• [PROBLEM TO SOLVE]
Pull out exactly the lines from the line containing "Reproduce this chart with React, TypeScript" to the line containing "import * as", both lines included, with pictures removed from the copy.

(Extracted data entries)
◆ ◆ ◆

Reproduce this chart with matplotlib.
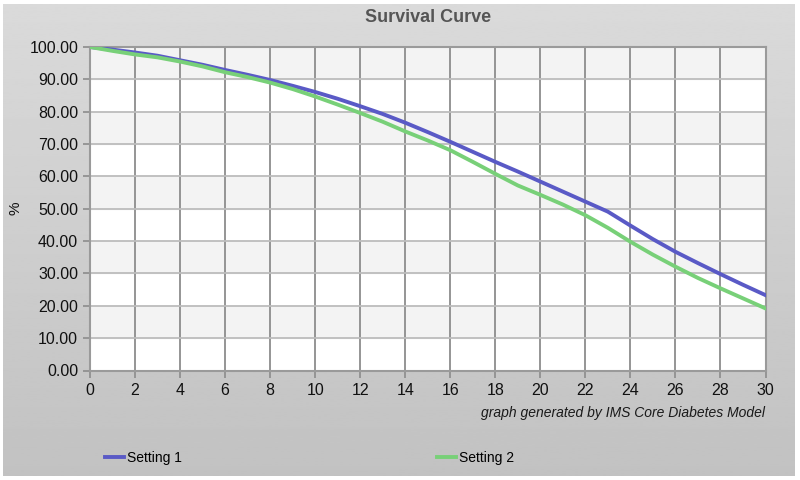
import numpy as np
import matplotlib.pyplot as plt
from matplotlib.ticker import FormatStrFormatter

plt.rcParams['font.family'] = ['Liberation Sans', 'DejaVu Sans']

years = list(range(0, 31))
setting1 = [100.0, 99.2, 98.3, 97.3, 95.9, 94.5, 92.9, 91.4, 89.8, 88.0,
            86.1, 84.0, 81.7, 79.3, 76.6, 73.7, 70.7, 67.6, 64.5, 61.5,
            58.4, 55.3, 52.2, 49.1, 44.8, 40.6, 36.7, 33.2, 29.8, 26.5, 23.3]
setting2 = [100.0, 98.8, 97.7, 96.8, 95.5, 94.0, 92.2, 90.7, 89.0, 87.0,
            84.7, 82.2, 79.6, 76.9, 73.9, 71.1, 68.1, 64.5, 60.8, 57.2,
            54.3, 51.3, 48.0, 44.1, 39.8, 35.8, 32.1, 28.6, 25.4, 22.3, 19.2]
x_ticks = list(range(0, 31, 2))
y_ticks = list(range(0, 101, 10))

fig = plt.figure(figsize=(8, 4.8), dpi=100, facecolor='white')

# grey gradient panel behind everything
bg = fig.add_axes([3 / 800, 4 / 480, 792 / 800, 472 / 480], zorder=-1)
grad = np.linspace(0.855, 0.76, 256).reshape(-1, 1)
bg.imshow(grad, aspect='auto', cmap='gray', vmin=0, vmax=1, extent=[0, 1, 0, 1])
bg.axis('off')

ax = fig.add_axes([90 / 800, 109.5 / 480, 675.5 / 800, 323.5 / 480])
ax.set_facecolor('white')
ax.set_xlim(0, 30)
ax.set_ylim(0, 100)

for y0 in [10, 30, 50, 70, 90]:
    ax.axhspan(y0, y0 + 10, color='#f3f3f3', zorder=0)
for xv in x_ticks[1:-1]:
    ax.axvline(xv, color='#8c8c8c', lw=1.3, zorder=1)
for yv in y_ticks[1:-1]:
    ax.axhline(yv, color='#bcbcbc', lw=1.3, zorder=1)

ax.plot(years, setting1, color='#5a5ac6', lw=2.8, label='Setting 1', zorder=3)
ax.plot(years, setting2, color='#78d078', lw=2.8, label='Setting 2', zorder=3)

ax.set_xticks(x_ticks)
ax.set_yticks(y_ticks)
ax.yaxis.set_major_formatter(FormatStrFormatter('%.2f'))
ax.tick_params(axis='both', colors='#8c8c8c', length=5, width=1.2,
               labelcolor='#111111', labelsize=11.5)
ax.tick_params(axis='x', pad=4)
for s in ax.spines.values():
    s.set_color('#9a9a9a')
    s.set_linewidth(1.5)

fig.text(16 / 800, 1 - 208 / 480, '%', rotation=90, ha='center', va='center',
         fontsize=11, color='#111111')
fig.text(428 / 800, 1 - 18 / 480, 'Survival Curve', ha='center', va='center',
         fontsize=13, fontweight='bold', color='#555555')
fig.text(765 / 800, 1 - 413 / 480, 'graph generated by IMS Core Diabetes Model',
         ha='right', va='center', fontsize=10, style='italic', color='#1a1a1a')

# legend drawn as two entries spread along the bottom
h, l = ax.get_legend_handles_labels()
fig.legend([h[0]], [l[0]], loc='center left', bbox_to_anchor=(92 / 800, 1 - 458 / 480),
           frameon=False, handlelength=1.4, handletextpad=0.2, fontsize=10)
fig.legend([h[1]], [l[1]], loc='center left', bbox_to_anchor=(424 / 800, 1 - 458 / 480),
           frameon=False, handlelength=1.4, handletextpad=0.2, fontsize=10)

fig.savefig('out.png', dpi=100, facecolor='white')
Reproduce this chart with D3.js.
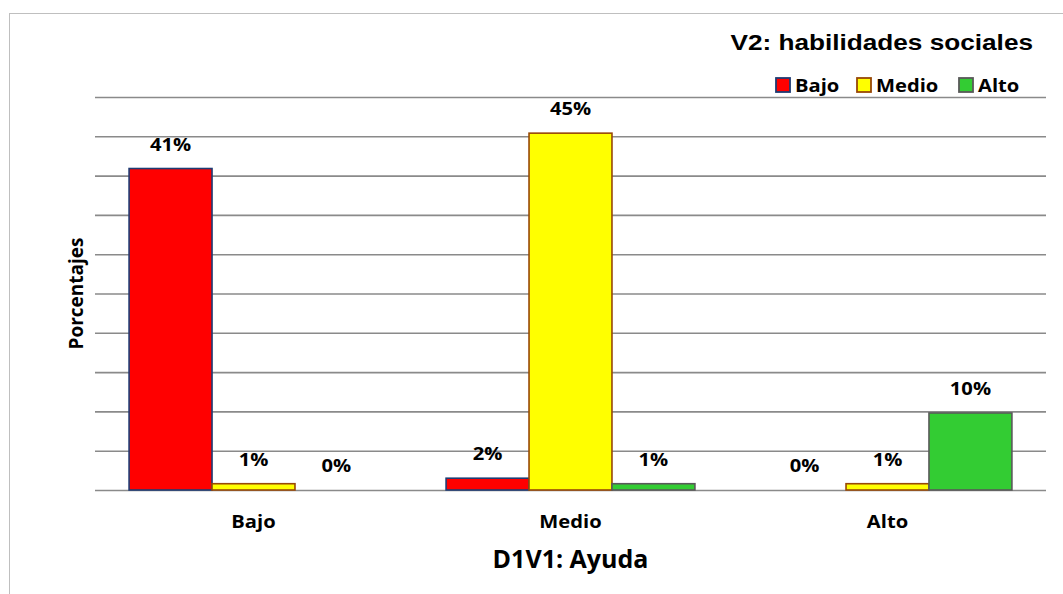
<!DOCTYPE html>
<html>
<head>
<meta charset="utf-8">
<script src="https://cdn.jsdelivr.net/npm/d3@7"></script>
<style>
  html, body { margin: 0; padding: 0; background: #fff; }
  svg { display: block; }
</style>
</head>
<body>
<svg id="chart" width="1063" height="594"></svg>
<script>
// ---- Data ----
const categories = ["Bajo", "Medio", "Alto"];           // D1V1: Ayuda
const seriesNames = ["Bajo", "Medio", "Alto"];          // V2: habilidades sociales
const bajoValues  = [40.9, 1.5, 0];
const medioValues = [0.8, 45.4, 0.8];
const altoValues  = [0, 0.8, 9.8];
const yTicks = [0, 5, 10, 15, 20, 25, 30, 35, 40, 45, 50];

const seriesValues = [bajoValues, medioValues, altoValues];
const fills   = ["#FF0000", "#FFFF00", "#33CC33"];
const strokes = ["#1F3B73", "#984807", "#595959"];

const svg = d3.select("#chart");

// outer frame
svg.append("rect")
  .attr("x", 9.5).attr("y", 13.5)
  .attr("width", 1070).attr("height", 600)
  .attr("fill", "none").attr("stroke", "#bfbfbf").attr("stroke-width", 1);

const plot = { left: 95, right: 1046, top: 97, bottom: 490 };

const x0 = d3.scaleBand().domain(categories)
  .range([plot.left, plot.right])
  .paddingInner(0.215).paddingOuter(0.1075);
const x1 = d3.scaleBand().domain(seriesNames)
  .range([0, x0.bandwidth()]).padding(0);
const y = d3.scaleLinear().domain([0, 50]).range([plot.bottom, plot.top]);

// gridlines via axis
const yAxis = d3.axisLeft(y).tickValues(yTicks)
  .tickSize(-(plot.right - plot.left)).tickFormat("");
const gy = svg.append("g")
  .attr("transform", `translate(${plot.left},0)`)
  .call(yAxis);
gy.select(".domain").remove();
gy.selectAll(".tick line").attr("stroke", "#8a8a8a").attr("stroke-width", 1.6);

// bars
const rows = [];
categories.forEach((c, ci) => {
  seriesNames.forEach((s, si) => {
    rows.push({ cat: c, ser: s, si, v: seriesValues[si][ci] });
  });
});

svg.append("g").selectAll("rect")
  .data(rows.filter(d => d.v > 0))
  .join("rect")
  .attr("x", d => x0(d.cat) + x1(d.ser))
  .attr("y", d => y(d.v))
  .attr("width", x1.bandwidth())
  .attr("height", d => y(0) - y(d.v))
  .attr("fill", d => fills[d.si])
  .attr("stroke", d => strokes[d.si])
  .attr("stroke-width", 1.6);

const SX = 1.12;
// data labels
svg.append("g").selectAll("g")
  .data(rows)
  .join("g")
  .attr("transform", d => `translate(${x0(d.cat) + x1(d.ser) + x1.bandwidth() / 2},${y(d.v) - 18}) scale(${SX},1)`)
  .append("text")
  .attr("text-anchor", "middle")
  .attr("font-family", "'Open Sans', sans-serif")
  .attr("font-weight", 700)
  .attr("font-size", 18)
  .attr("fill", "#000")
  .text(d => Math.round(d.v) + "%");

// category labels
const xAxis = d3.axisBottom(x0).tickSize(0).tickPadding(0);
const gx = svg.append("g").attr("transform", `translate(0,${plot.bottom})`).call(xAxis);
gx.select(".domain").remove();
gx.selectAll(".tick text")
  .attr("y", 38).attr("dy", null)
  .attr("transform", `scale(${SX},1)`)
  .attr("font-family", "'Open Sans', sans-serif")
  .attr("font-weight", 700)
  .attr("font-size", 18)
  .attr("fill", "#000");
gx.selectAll(".tick").each(function() {
  const t = d3.select(this).attr("transform");
  d3.select(this).attr("transform", t);
});

// x axis title
svg.append("text")
  .attr("x", (plot.left + plot.right) / 2 - 0)
  .attr("y", 568)
  .attr("text-anchor", "middle")
  .attr("font-family", "'Open Sans', sans-serif")
  .attr("font-weight", 700)
  .attr("font-size", 25)
  .attr("fill", "#000")
  .text("D1V1: Ayuda");

// y axis title
svg.append("text")
  .attr("transform", `translate(83,${(plot.top + plot.bottom) / 2}) rotate(-90)`)
  .attr("text-anchor", "middle")
  .attr("font-family", "'Open Sans', sans-serif")
  .attr("font-weight", 700)
  .attr("font-size", 19)
  .attr("fill", "#000")
  .text("Porcentajes");

// chart title
svg.append("g")
  .attr("transform", "translate(1033,50) scale(1.19,1)")
  .append("text")
  .attr("text-anchor", "end")
  .attr("font-family", "'Liberation Sans', Arial, sans-serif")
  .attr("font-weight", 700)
  .attr("font-size", 22)
  .attr("fill", "#000")
  .text("V2: habilidades sociales");

// legend
const legendX = [776, 857, 959];
const lg = svg.append("g");
seriesNames.forEach((s, i) => {
  lg.append("rect")
    .attr("x", legendX[i]).attr("y", 78)
    .attr("width", 14).attr("height", 14)
    .attr("fill", fills[i]).attr("stroke", strokes[i]).attr("stroke-width", 1.8);
  lg.append("g")
    .attr("transform", `translate(${legendX[i] + 19},91.5) scale(${SX},1)`)
    .append("text")
    .attr("font-family", "'Open Sans', sans-serif")
    .attr("font-weight", 700)
    .attr("font-size", 18)
    .attr("fill", "#000")
    .text(s);
});
</script>
</body>
</html>
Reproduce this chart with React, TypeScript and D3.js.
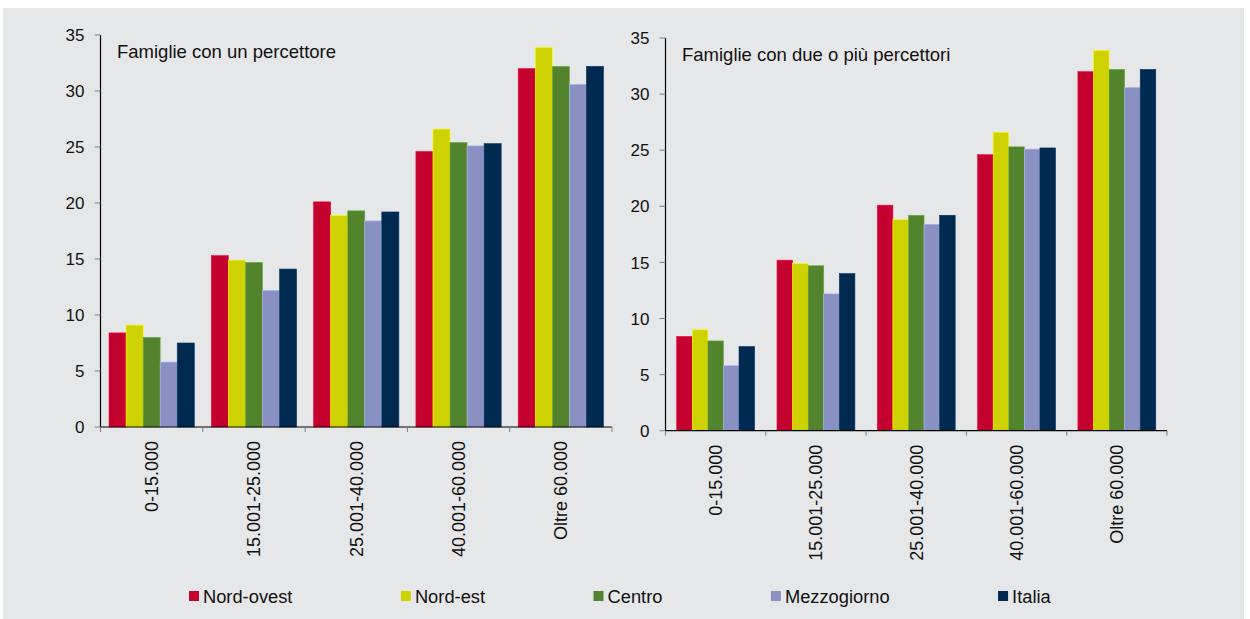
import React, { useEffect, useRef } from "react";
import * as d3 from "d3";

const categories = ["0-15.000", "15.001-25.000", "25.001-40.000", "40.001-60.000", "Oltre 60.000"];
const seriesNames = ["Nord-ovest", "Nord-est", "Centro", "Mezzogiorno", "Italia"];
const seriesColors = ["#c4002f", "#cdd200", "#52832d", "#8990c2", "#00294f"];
const yTicks = [0, 5, 10, 15, 20, 25, 30, 35];

// Famiglie con un percettore: values per category for each series
const unNordOvest = [8.4, 15.3, 20.1, 24.6, 32.0];
const unNordEst = [9.1, 14.9, 18.9, 26.6, 33.9];
const unCentro = [8.0, 14.7, 19.3, 25.4, 32.2];
const unMezzogiorno = [5.8, 12.2, 18.4, 25.1, 30.6];
const unItalia = [7.5, 14.1, 19.2, 25.3, 32.2];

// Famiglie con due o più percettori
const dueNordOvest = [8.4, 15.2, 20.1, 24.6, 32.0];
const dueNordEst = [9.0, 14.9, 18.8, 26.6, 33.9];
const dueCentro = [8.0, 14.7, 19.2, 25.3, 32.2];
const dueMezzogiorno = [5.8, 12.2, 18.4, 25.1, 30.6];
const dueItalia = [7.5, 14.0, 19.2, 25.2, 32.2];

const FONT = "'Liberation Sans', Arial, sans-serif";

export default function App() {
  const ref = useRef<SVGSVGElement>(null);

  useEffect(() => {
    const svg = d3.select(ref.current);
    svg.selectAll("*").remove();

    svg.append("rect").attr("x", 3).attr("y", 8).attr("width", 1241).attr("height", 611).attr("fill", "#e6e7e9");

    const panels = [
      {
        title: "Famiglie con un percettore",
        data: [unNordOvest, unNordEst, unCentro, unMezzogiorno, unItalia],
        x0: 100.5, x1: 612, y0: 427, y1: 35, pad: 0.5,
      },
      {
        title: "Famiglie con due o più percettori",
        data: [dueNordOvest, dueNordEst, dueCentro, dueMezzogiorno, dueItalia],
        x0: 665.5, x1: 1167, y0: 430.7, y1: 38, pad: 0.72,
      },
    ];

    panels.forEach((p) => {
      const g = svg.append("g");
      const x = d3.scaleBand<string>().domain(categories).range([p.x0, p.x1]).paddingInner(0).paddingOuter(0);
      const xs = d3.scaleBand<string>().domain(seriesNames).range([0, x.bandwidth()]).paddingInner(0).paddingOuter(p.pad);
      const y = d3.scaleLinear().domain([0, 35]).range([p.y0, p.y1]);

      // bars
      seriesNames.forEach((s, si) => {
        const col = seriesColors[si];
        const light = d3.color(col)!.brighter(0.7).formatHex();
        g.append("g")
          .selectAll("rect")
          .data(p.data[si])
          .join("rect")
          .attr("x", (_d, i) => (x(categories[i]) as number) + (xs(s) as number))
          .attr("y", (d) => y(d))
          .attr("width", xs.bandwidth())
          .attr("height", (d) => p.y0 - y(d))
          .attr("fill", col)
          .attr("stroke", light)
          .attr("stroke-width", 0.6);
      });

      // y axis
      g.append("line").attr("x1", p.x0).attr("x2", p.x0).attr("y1", p.y1).attr("y2", p.y0).attr("stroke", "#000").attr("stroke-width", 1.2);
      const yt = g.append("g");
      yt.selectAll("line").data(yTicks).join("line")
        .attr("x1", p.x0 - 6).attr("x2", p.x0).attr("y1", (d) => y(d)).attr("y2", (d) => y(d))
        .attr("stroke", "#808080").attr("stroke-width", 1);
      yt.selectAll("text").data(yTicks).join("text")
        .attr("x", p.x0 - 16).attr("y", (d) => y(d)).attr("dy", "0.36em")
        .attr("text-anchor", "end").attr("font-family", FONT).attr("font-size", 17).attr("fill", "#111")
        .text((d) => String(d));

      // x axis
      g.append("line").attr("x1", p.x0).attr("x2", p.x1).attr("y1", p.y0).attr("y2", p.y0).attr("stroke", "#000").attr("stroke-width", 1.2);
      const bounds = categories.map((c) => x(c) as number).concat([p.x1]);
      g.append("g").selectAll("line").data(bounds).join("line")
        .attr("x1", (d) => d).attr("x2", (d) => d).attr("y1", p.y0).attr("y2", p.y0 + 5)
        .attr("stroke", "#808080").attr("stroke-width", 1);
      g.append("g").selectAll("text").data(categories).join("text")
        .attr("transform", (c) => `translate(${(x(c) as number) + x.bandwidth() / 2},${p.y0 + 14}) rotate(-90)`)
        .attr("dy", "0.36em").attr("text-anchor", "end")
        .attr("font-family", FONT).attr("font-size", 18).attr("fill", "#111")
        .text((c) => c);

      // title
      g.append("text").attr("x", p.x0 + 16.5).attr("y", p.y1 + 22.5)
        .attr("font-family", FONT).attr("font-size", 18.5).attr("fill", "#111")
        .text(p.title);
    });

    // legend
    const lg = svg.append("g");
    let cx = 189;
    const gap = 108.5;
    seriesNames.forEach((s, i) => {
      lg.append("rect").attr("x", cx).attr("y", 591).attr("width", 10).attr("height", 10).attr("fill", seriesColors[i]);
      const t = lg.append("text").attr("x", cx + 14).attr("y", 602.5)
        .attr("font-family", FONT).attr("font-size", 18.3).attr("fill", "#111").text(s);
      const w = (t.node() as SVGTextElement).getComputedTextLength();
      cx = cx + 14 + w + gap;
    });
  }, []);

  return (
    <svg ref={ref} width={1250} height={619} style={{ position: "absolute", left: 0, top: 0, display: "block" }} />
  );
}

◆ ◆ ◆

• [WRITTEN REPLY]
Reproduce this chart with React, TypeScript and D3.js.
import React, { useEffect, useRef } from "react";
import * as d3 from "d3";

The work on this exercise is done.